More Players Means More Money
The number of active players increased by nearly 12% on a yearly basis to more than 676,000, while customers deposits amounted to €495.5 million, improving by 53.2%.
These results were achieved in spite of the reduced advertisement investments in Q4, which were down by 1.4% to €31.3 million. Bonus offers to customers rose by 13.1% to €21 million, affiliate marketing costs also increased by 38.6% to €7.5 million, while sponsorship expenses were almost twice the size when compared to 2016 (€3.15 million).
When it comes to individual verticals, casino spending spiked by almost 48% to a staggering €1.77 million, accounting for nearly half (49.9%) of the country’s overall turnover. Sports betting was the runner-up among online verticals, improving by 5.2% and taking home €1.34 billion for a 37.7% share of the turnover.
Strong Performance Across Key Verticals
Sports betting recorded an impressive 48.5% rise to €103.6 million, while casino revenue improved by 37.4%, reaching €49.4 million.
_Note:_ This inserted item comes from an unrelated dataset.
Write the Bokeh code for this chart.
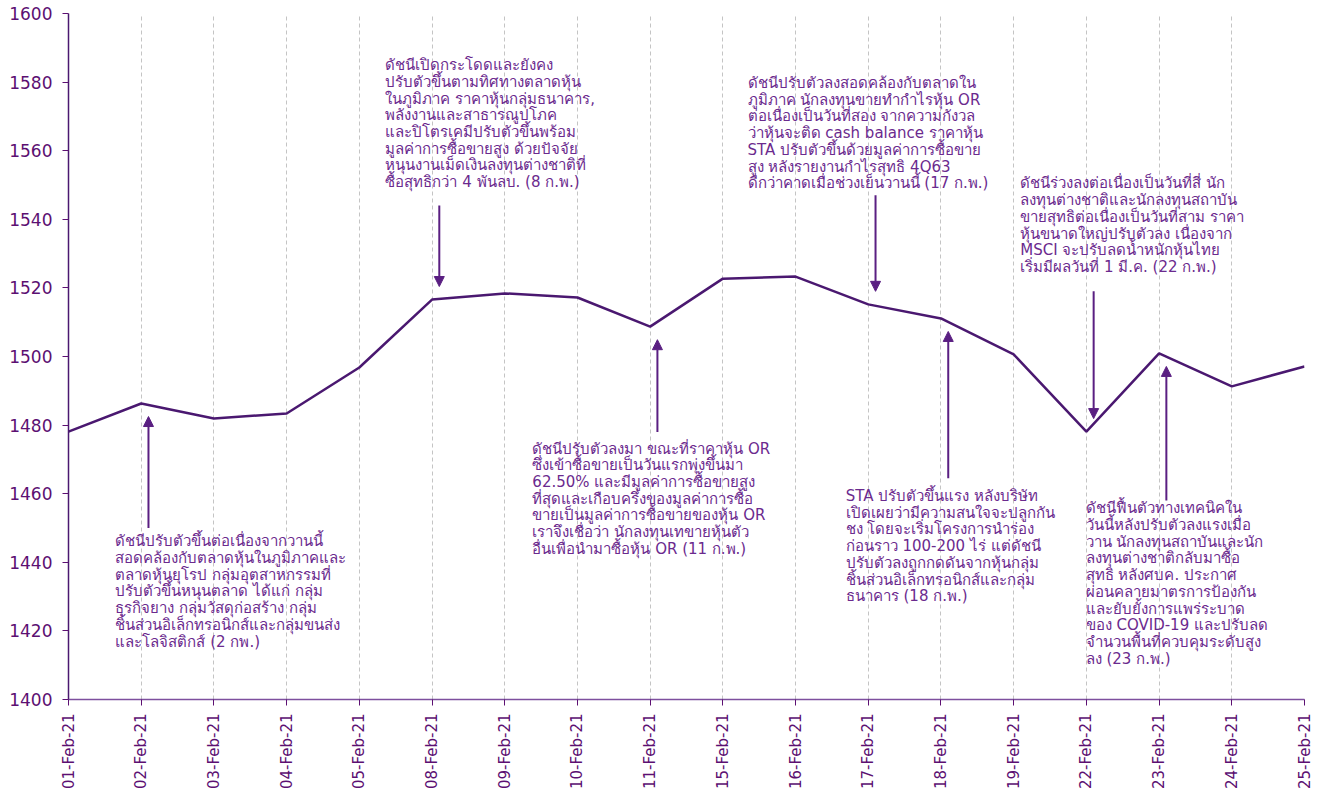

Live betting was very popular among the Spanish players, accounting for 51% of the overall betting revenue. When it comes to casinos products, slots accounted for 52% of the casino revenue, followed by live and conventional roulette with 35.4% share of the vertical’s revenue.
The total online poker spending increased by 15.5% to €411.6 million, with a rise of 5% in poker revenue to €15.5 million. According to available information, a 2.2% increase in tournament fees was responsible for these results, since cash game stakes recorded a drop of 2.6% when compared to the same period of 2016.
More improvements are expected to come as a direct result of the recently launched shared liquidity between the regulated markets of Spain and France.